The Unity Candle Ceremony
A unity candle is a wonderful addition to your wedding ceremony. In this article you'll find some ceremony ideas to guide you through the unity candle lighting ceremony.
Couples use two lit tapers (symbolizing their individuality) to light one big candle as a symbol of their two lives becoming one in commitment.
The bride and groom are the main participants in the unity candle ceremony but many couples choose to have more people involved. You can include your parents, your grand parents, and your children in the lighting of candles before the ceremony. Many couples with children will include the children in the lighting of the actual unity candle, this symbolized that not only has the couple become one but that a new family has been created.
Usually during the processional, the mothers of hte brid and groom light a taper candle in honor of their son or daughter at the altar or a small table at the front of the church.
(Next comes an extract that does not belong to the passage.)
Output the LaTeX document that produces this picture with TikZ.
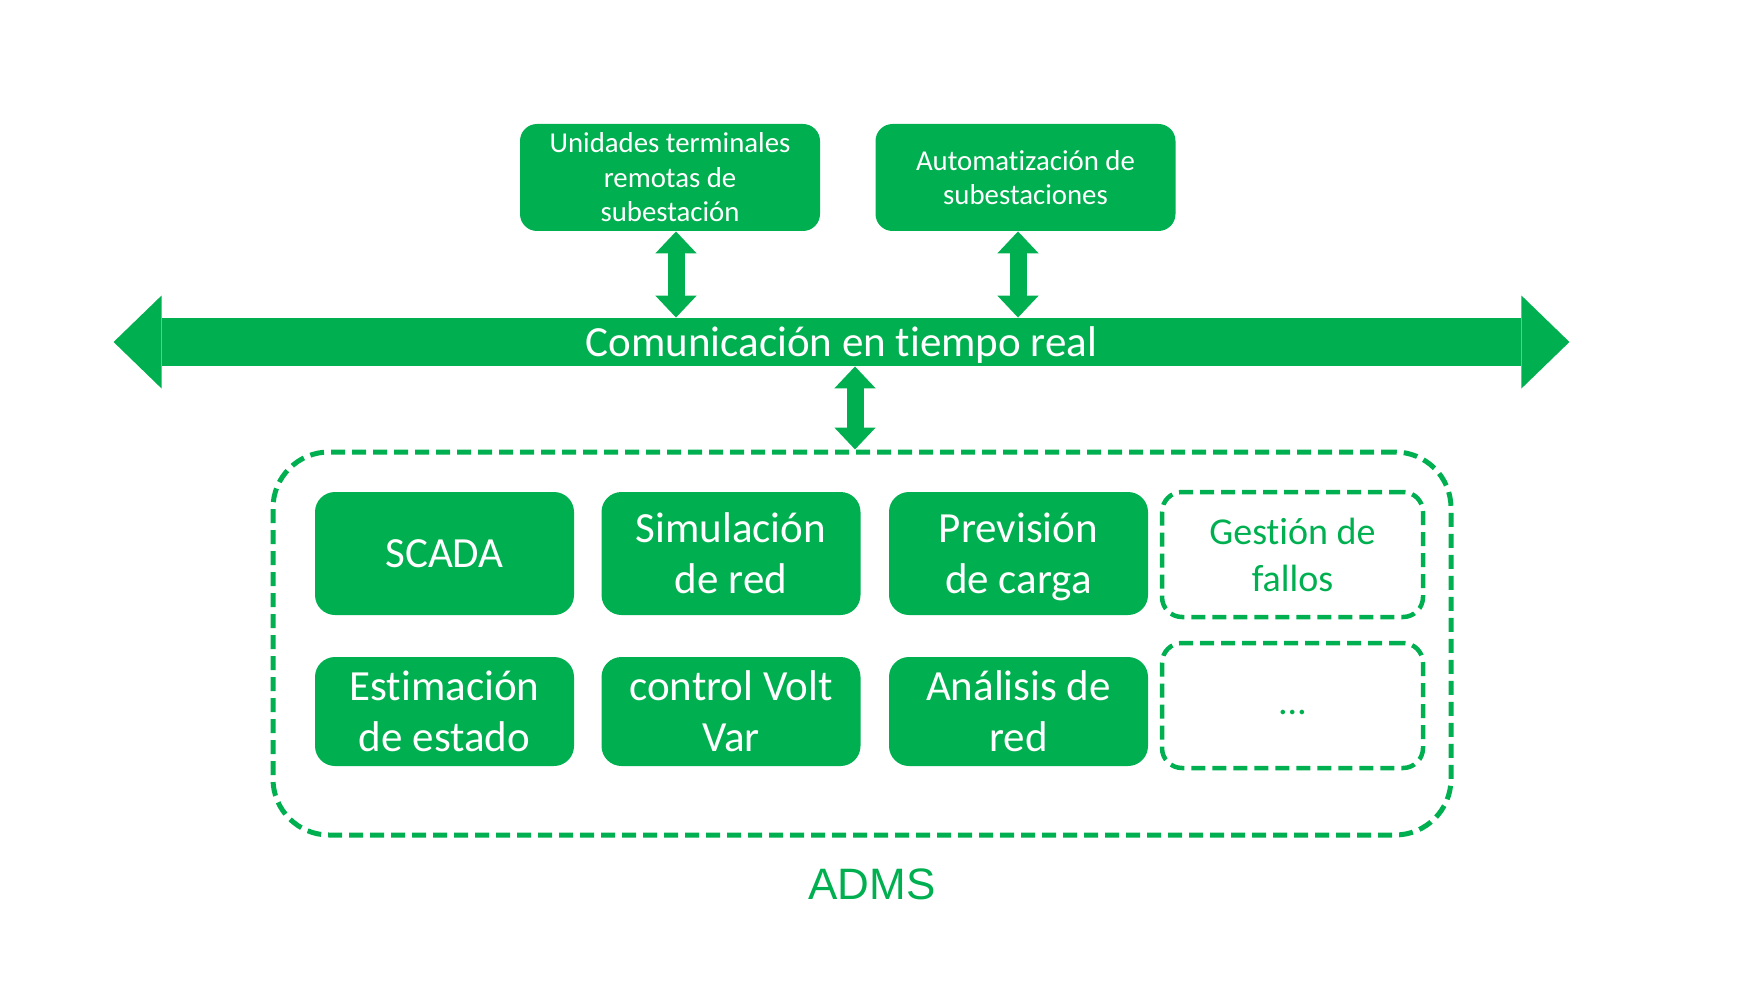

They return to their seats, and the tapers remain lit throughout the ceremony. In many situations the mothers are not available or perhaps others would be a more appropriate choice. This is a truly personal part of the ceremony so it is up to the bride and groom and their officiant as to whom should light the tapers and when.
After the vows and rings have been exchanged, your officiant will explain to the guests the symbolism of the unity candle. He or she asks the bride and groom to take their "individual" lives (the individual taper candles) and bring them both to the larger center candle, lighting one flame with their two individual flames. Many times in order to not have wax drip on the altar the bride and groom will each light a smaller candle groom the tapers and then use those candles to light the unity candle together.
During the lighting of the unity candle, many times couples will have a song sung or played, or the officiant will recite an appropriate poem to accompany the symbolism of the ceremony.
Whether or not ot extinguish the individual tapers after the lighting of the unity candle is up to the couple. Many couples believe that putting out individual flames appears as if their lives have been snuffed out for the benefit of marriage, while some believe extinguishing individual candles only shows their devotion to the commitment they've just made. The decision is usually left entirely up to the couple.
The unity candle ceremony can be performed at the altar, off to the side of the altar at the front of the church, not in a church at all, and last but not least, outside. Many officiants worry about performing such a delicate ceremony outside, because the "forces of nature" may provide obstacles to lighting the candles. Unity candles pose anumber of challenges. Will the wind blow out the candles or will their be a problem lighting the candles? Sometimes candles quite stubbornly refuse to be lit, especially if it is difficult to get the lighting candles close to the wick of the candle being lit. What is the backup plan if the candles go out or refuse to be lit? If you're planning on performing your unity candle ceremony outside, use hurricanes to cover the candles and be sure to practice with them on a windy day to make sure you can finish the ceremony without frustration.
Where you place the unity candle ceremony within the wedding ceremony is up to you although most officiants will suggest waiting until after you've said your vows and exchanged your rings.
Some of the many reasons to include the unity candle in your ceremony all seem to have a central theme: a symbol of unity is always a beautiful thing.